Extract, in full, the lines below, beginning at the first and ending with the line that contains "160, 104, 62]". Pictures do not belong in the copy.

-- Start Material provided --

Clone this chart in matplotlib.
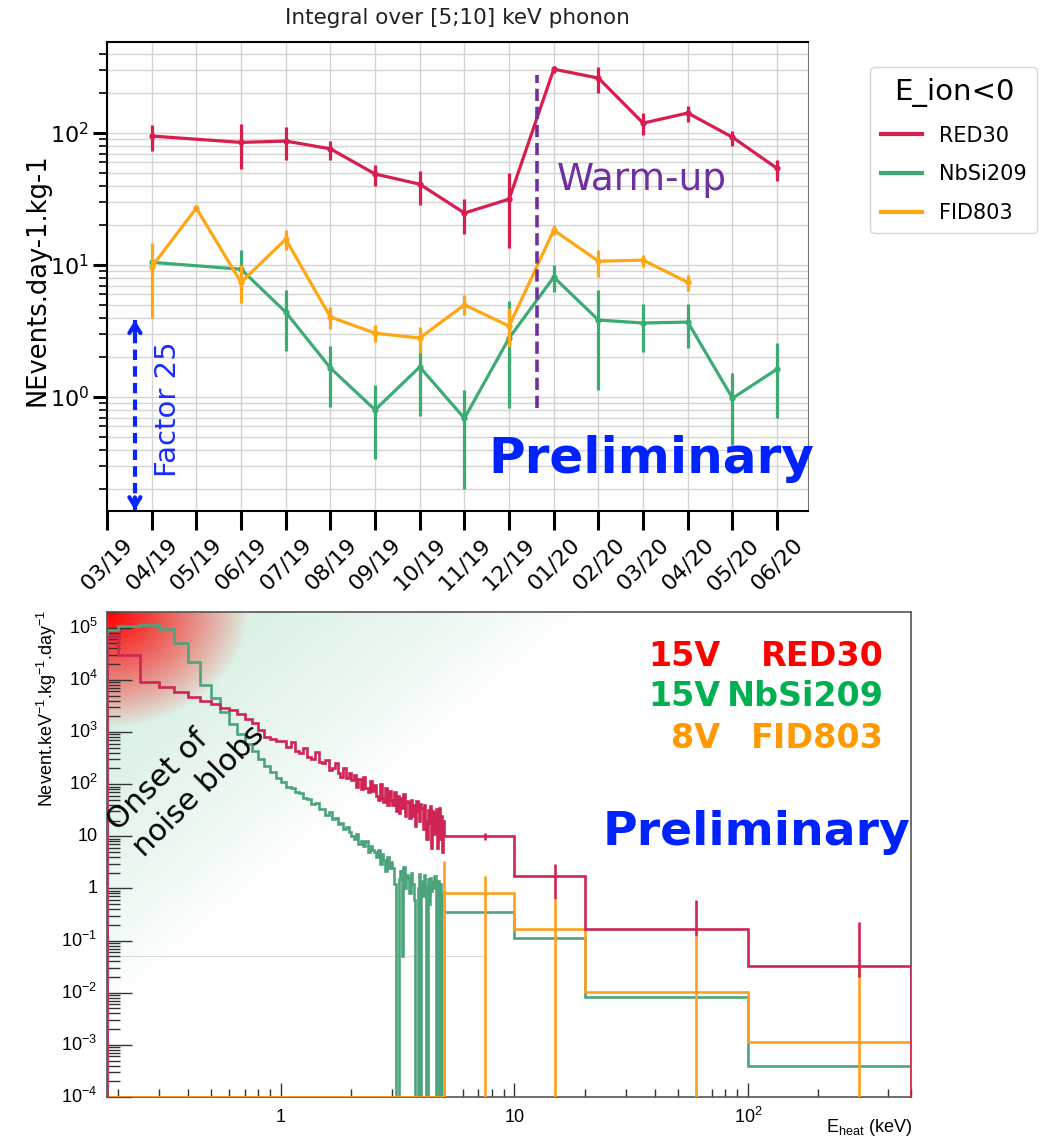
import numpy as np
import matplotlib
matplotlib.use("Agg")
import matplotlib.pyplot as plt
import matplotlib.transforms as mtransforms
from matplotlib.lines import Line2D
from matplotlib.ticker import LogLocator, NullFormatter

W, H = 1050, 1138

# ---------------- top panel: integral rate [5;10] keV per month ----------------
months = ["03/19", "04/19", "05/19", "06/19", "07/19", "08/19", "09/19", "10/19",
          "11/19", "12/19", "01/20", "02/20", "03/20", "04/20", "05/20", "06/20"]

red_month = ["04/19", "06/19", "07/19", "08/19", "09/19", "10/19", "11/19", "12/19",
             "01/20", "02/20", "03/20", "04/20", "05/20", "06/20"]
red_rate = [95, 85, 87, 76, 49, 41, 24.8, 31.6, 305, 261, 119, 142, 93, 54]
red_lo = [73, 53, 62, 62, 40, 28.5, 17.2, 13.4, 285, 203, 97, 121, 80, 43]
red_hi = [115, 117, 111, 87, 57, 52, 31.6, 50, 325, 316, 141, 160, 104, 62]

nbsi_month = ["04/19", "06/19", "07/19", "08/19", "09/19", "10/19", "11/19", "12/19",
              "01/20", "02/20", "03/20", "04/20", "05/20", "06/20"]
nbsi_rate = [10.5, 9.3, 4.4, 1.66, 0.80, 1.69, 0.69, 2.8, 8.1, 3.83, 3.64, 3.7, 0.98, 1.63]
nbsi_lo = [9.8, 6.5, 2.23, 0.84, 0.34, 0.72, 0.2, 0.83, 6.2, 1.13, 2.2, 2.35, 0.43, 0.69]
nbsi_hi = [11.2, 13, 6.5, 2.43, 1.23, 2.5, 1.13, 5.3, 10.0, 6.45, 5.1, 5.05, 1.52, 2.56]

fid_month = ["04/19", "05/19", "06/19", "07/19", "08/19", "09/19", "10/19", "11/19",
             "12/19", "01/20", "02/20", "03/20", "04/20"]
fid_rate = [9.7, 27, 7.4, 15.7, 4.04, 3.05, 2.8, 5.0, 3.45, 18.4, 10.7, 10.9, 7.4]
fid_lo = [4.0, 25.5, 5.2, 13, 3.3, 2.6, 2.15, 4.2, 2.4, 16.8, 8.1, 9.7, 6.4]
fid_hi = [14.7, 28.5, 10, 18.4, 4.8, 3.5, 3.4, 5.9, 4.7, 20, 13, 12, 8.4]

warmup_at = 9.62          # between 12/19 and 01/20 (month index)
warmup_span = (0.83, 275)
factor_span = (0.139, 3.83)

# ---------------- bottom panel: energy spectra ----------------
fine_edges = np.concatenate([[0.18], np.linspace(0.2, 5.0, 97)])   # 0.05 keV bins
red_fine = [65000,
            30000, 9000, 7200, 5800, 4700, 4000, 3500, 2900, 2600, 2200, 1800, 1500, 1100, 800, 750, 680,
            680, 520, 640, 440, 400, 500, 330, 300, 410, 270,
            250, 290, 190, 200, 250, 160, 140, 200, 130, 160,
            120, 150, 90, 125, 80, 140, 85, 70, 115, 75,
            95, 60, 50, 100, 55, 45, 85, 40, 75, 50,
            40, 70, 30, 60, 28, 55, 35, 65, 25, 48,
            45, 22, 50, 25, 40, 16, 48, 30, 20, 42,
            35, 14, 40, 20, 9, 32, 18, 38, 6, 30,
            28, 11, 33, 6, 25, 35, 9, 24, 5, 20]
nbsi_fine = [90000,
             110000, 115000, 95000, 50000, 22000, 8000, 4500, 2400, 1400, 900, 600, 430, 300, 220, 170, 130,
             110, 90, 85, 70, 68, 55, 52, 42, 44, 34,
             33, 26, 29, 21, 22, 17, 18, 14, 15, 12,
             10, 9, 11, 7, 8, 6.5, 8, 5, 6.5, 5.5,
             5, 4, 5.5, 3, 4.5, 3.5, 2.2, 4, 2.5, 3.2,
             2.5, 1.2, 0, 0, 1.5, 2.2, 0.05, 2.6, 1.0, 1.8,
             1.6, 0.8, 2.0, 1.2, 0.6, 0, 0, 1.0, 1.9, 0,
             1.4, 0.7, 1.8, 1.1, 0, 1.5, 0.5, 1.6, 0.9, 1.3,
             1.0, 1.7, 0, 0.6, 1.4, 0, 1.2, 0, 0.8, 0]

wide_edges = [5, 10, 20, 100, 500]
red_wide = [10, 1.7, 0.17, 0.032]
nbsi_wide = [0.36, 0.11, 0.0081, 0.0004]
fid_edges = [0.18, 5, 10, 20, 100, 500]
fid_vals = [0, 0.8, 0.17, 0.0104, 0.00115]

red_err_x = [7.5, 15, 60, 300]
red_err_lo = [8.6, 0.64, 0.12, 0.02]
red_err_hi = [11.6, 3.0, 0.59, 0.23]
fid_err_x = [5, 7.5, 15, 60, 300]
fid_err_hi = [3.4, 1.7, 0.64, 0.12, 0.033]

C_RED, C_GRN, C_ORG = "#d81e4f", "#3cab74", "#ffa614"
C_RED2, C_GRN2, C_ORG2 = "#d02454", "#4ca47c", "#ffa020"
BLUE = "#0022ff"

fig = plt.figure(figsize=(W / 100, H / 100), dpi=100, facecolor="white")


def box(l, t, r, b):
    return [l / W, 1 - b / H, (r - l) / W, (b - t) / H]


# ================= top panel =================
ax1 = fig.add_axes(box(107, 42, 808, 511))
series = [(nbsi_month, nbsi_rate, nbsi_lo, nbsi_hi, C_GRN),
          (fid_month, fid_rate, fid_lo, fid_hi, C_ORG),
          (red_month, red_rate, red_lo, red_hi, C_RED)]
for mon, val, lo, hi, c in series:
    x = [months.index(m) for m in mon]
    ax1.plot(x, val, color=c, lw=2.3, marker="o", ms=3.5, zorder=3)
    ax1.vlines(x, lo, hi, color=c, lw=2.3, zorder=3)

ax1.set_yscale("log")
ax1.set_ylim(0.137, 490)
ax1.set_xlim(0, 15.69)
ax1.set_xticks(range(len(months)))
ax1.set_xticklabels(months, rotation=45, fontsize=16)
shift = mtransforms.ScaledTranslation(8 / 100, 0, fig.dpi_scale_trans)
for lab in ax1.get_xticklabels():
    lab.set_transform(lab.get_transform() + shift)
ax1.yaxis.set_minor_formatter(NullFormatter())
ax1.tick_params(axis="x", length=14, width=2.2, pad=3)
ax1.tick_params(axis="y", which="major", length=10, width=2.2, labelsize=16, pad=3)
ax1.tick_params(axis="y", which="minor", length=6, width=1.2)
ax1.grid(True, axis="y", which="both", color="#d4d4d4", lw=1, zorder=0)
ax1.grid(True, axis="x", which="major", color="#d4d4d4", lw=1, zorder=0)
for s in ["left", "bottom", "top"]:
    ax1.spines[s].set_color("black")
    ax1.spines[s].set_linewidth(1.5)
ax1.spines["right"].set_color("#777777")

# warm-up marker
ax1.vlines(warmup_at, *warmup_span, color="#7030a0", lw=2.6, linestyles=(0, (3.4, 1.6)), zorder=4)
ax1.text(10.07, 44, "Warm-up", color="#7030a0", fontsize=27, ha="left", va="center")

# factor 25 arrow
fx = 0.625
ax1.plot([fx, fx], factor_span, color="#0a24ff", lw=3, ls=(0, (2.5, 1.5)), zorder=4, clip_on=False)
for tip, tail in [(factor_span[1], factor_span[1] * 0.8), (factor_span[0], factor_span[0] * 1.25)]:
    ax1.annotate("", xy=(fx, tip), xytext=(fx, tail),
                 arrowprops=dict(arrowstyle="->,head_length=0.65,head_width=0.4",
                                 color="#0a24ff", lw=3, shrinkA=0, shrinkB=0),
                 annotation_clip=False)
fig.text(168 / W, 1 - 409 / H, "Factor 25", rotation=90, ha="center", va="center",
         fontsize=21, color="#1a2cff")

fig.text(488 / W, 1 - 473 / H, "Preliminary", ha="left", va="baseline",
         fontsize=36, fontweight="bold", color=BLUE)
fig.text(457 / W, 1 - 18 / H, "Integral over [5;10] keV phonon", ha="center", va="center",
         fontsize=15.5, color="#222222")
fig.text(38 / W, 1 - 280 / H, "NEvents.day-1.kg-1", rotation=90, ha="center", va="center",
         fontsize=18.5)

handles = [Line2D([], [], color=C_RED, lw=3), Line2D([], [], color=C_GRN, lw=3),
           Line2D([], [], color=C_ORG, lw=3)]
leg = fig.legend(handles, ["RED30", "NbSi209", "FID803"], title="E_ion<0",
                 loc="upper left", bbox_to_anchor=(860 / W, 1 - 57 / H),
                 fontsize=15, title_fontsize=21, labelspacing=0.9,
                 handlelength=2.0, borderpad=0.5, fancybox=True)
leg.get_frame().set_edgecolor("#cccccc")

# ================= bottom panel =================
pos2 = box(107, 612, 911, 1097)
bg = fig.add_axes(pos2, zorder=0)
bg.set_axis_off()
nx, ny = 804, 485
u = np.arange(nx)[None, :]
v = np.arange(ny)[:, None]
green_a = 0.42 * np.clip(1 - (u / 480 + v / 400), 0, 1) ** 0.8
red_a = np.clip(1 - np.sqrt((u / 140) ** 2 + (v / 115) ** 2), 0, 1) ** 0.9
rgb = np.ones((ny, nx, 3))
rgb = rgb * (1 - green_a[..., None]) + np.array([0.55, 0.82, 0.67]) * green_a[..., None]
rgb = rgb * (1 - red_a[..., None]) + np.array([1.0, 0.0, 0.0]) * red_a[..., None]
bg.imshow(rgb, extent=(0, 1, 0, 1), aspect="auto", origin="upper")
bg.set_xlim(0, 1)
bg.set_ylim(0, 1)

ax2 = fig.add_axes(pos2, zorder=1)
ax2.set_facecolor("none")
ax2.set_xscale("log")
ax2.set_yscale("log")

floor = 1e-4
nb_edges = np.concatenate([fine_edges[:-1], wide_edges])
ax2.stairs(np.clip(nbsi_fine + nbsi_wide, floor, None), nb_edges, baseline=floor,
           color=C_GRN2, lw=1.9, zorder=2)
ax2.stairs(np.clip(fid_vals, floor, None), fid_edges, baseline=floor,
           color=C_ORG2, lw=1.9, zorder=3)
ax2.stairs(np.clip(red_fine + red_wide, floor, None), nb_edges, baseline=floor,
           color=C_RED2, lw=1.9, zorder=4)
ax2.vlines(fid_err_x, floor, fid_err_hi, color=C_ORG2, lw=1.9, zorder=3)
ax2.vlines(red_err_x, red_err_lo, red_err_hi, color=C_RED2, lw=1.9, zorder=4)
ax2.axhline(0.051, xmax=0.468, color="#dddddd", lw=0.8, zorder=1)

ax2.set_xlim(0.18, 500)
ax2.set_ylim(1e-4, 2e5)
ax2.xaxis.set_major_locator(LogLocator(base=10, numticks=20))
ax2.xaxis.set_minor_locator(LogLocator(base=10, subs=range(2, 10), numticks=100))
ax2.yaxis.set_major_locator(LogLocator(base=10, numticks=20))
ax2.yaxis.set_minor_locator(LogLocator(base=10, subs=range(2, 10), numticks=100))
ax2.tick_params(which="both", direction="in", top=False, right=False,
                labelleft=False, labelbottom=False, color="#333333")
ax2.tick_params(axis="y", which="major", length=18, width=1)
ax2.tick_params(axis="y", which="minor", length=9, width=1)
ax2.tick_params(axis="x", which="major", length=10, width=1)
ax2.tick_params(axis="x", which="minor", length=6, width=1)
for s in ax2.spines.values():
    s.set_color("#555555")
    s.set_linewidth(1.2)

ytr = mtransforms.blended_transform_factory(ax2.transAxes, ax2.transData)
for k in range(-4, 6):
    lab = "1" if k == 0 else "10" if k == 1 else r"$\mathregular{10^{%d}}$" % k
    ax2.text(-0.012, 10.0 ** k, lab, transform=ytr, ha="right", va="center",
             fontsize=13, family="Liberation Sans")
xtr = mtransforms.blended_transform_factory(ax2.transData, ax2.transAxes)
for k in range(0, 3):
    lab = "1" if k == 0 else "10" if k == 1 else r"$\mathregular{10^{2}}$"
    ax2.text(10.0 ** k, -0.042, lab, transform=xtr, ha="center", va="center",
             fontsize=13, family="Liberation Sans")

fig.text(912 / W, 1 - 1128 / H, r"E$_{\mathregular{heat}}$ (keV)", ha="right", va="center",
         fontsize=13, family="Liberation Sans")
fig.text(47 / W, 1 - 610 / H, r"Nevent.keV$^{\mathregular{-1}}$.kg$^{\mathregular{-1}}$.day$^{\mathregular{-1}}$",
         rotation=90, ha="center", va="top", fontsize=13, family="Liberation Sans")

fig.text(186 / W, 1 - 778 / H, "Onset of\nnoise blobs", rotation=45, ha="center", va="center",
         multialignment="left", fontsize=22, linespacing=1.3)

rows = [("15V", "RED30", "#ff0000", 657), ("15V", "NbSi209", "#00b050", 697),
        ("8V", "FID803", "#ff9900", 738)]
for volt, name, c, yy in rows:
    fig.text(720 / W, 1 - yy / H, volt, ha="right", va="center", fontsize=24,
             fontweight="bold", color=c)
    fig.text(884 / W, 1 - yy / H, name, ha="right", va="center", fontsize=24,
             fontweight="bold", color=c)

fig.text(603 / W, 1 - 845 / H, "Preliminary", ha="left", va="baseline",
         fontsize=34, fontweight="bold", color=BLUE)

fig.savefig("out.png", dpi=100, facecolor="white")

-- End Material provided --

=== Solution to this task ===
Clone this chart in matplotlib.
import numpy as np
import matplotlib
matplotlib.use("Agg")
import matplotlib.pyplot as plt
import matplotlib.transforms as mtransforms
from matplotlib.lines import Line2D
from matplotlib.ticker import LogLocator, NullFormatter

W, H = 1050, 1138

# ---------------- top panel: integral rate [5;10] keV per month ----------------
months = ["03/19", "04/19", "05/19", "06/19", "07/19", "08/19", "09/19", "10/19",
          "11/19", "12/19", "01/20", "02/20", "03/20", "04/20", "05/20", "06/20"]

red_month = ["04/19", "06/19", "07/19", "08/19", "09/19", "10/19", "11/19", "12/19",
             "01/20", "02/20", "03/20", "04/20", "05/20", "06/20"]
red_rate = [95, 85, 87, 76, 49, 41, 24.8, 31.6, 305, 261, 119, 142, 93, 54]
red_lo = [73, 53, 62, 62, 40, 28.5, 17.2, 13.4, 285, 203, 97, 121, 80, 43]
red_hi = [115, 117, 111, 87, 57, 52, 31.6, 50, 325, 316, 141, 160, 104, 62]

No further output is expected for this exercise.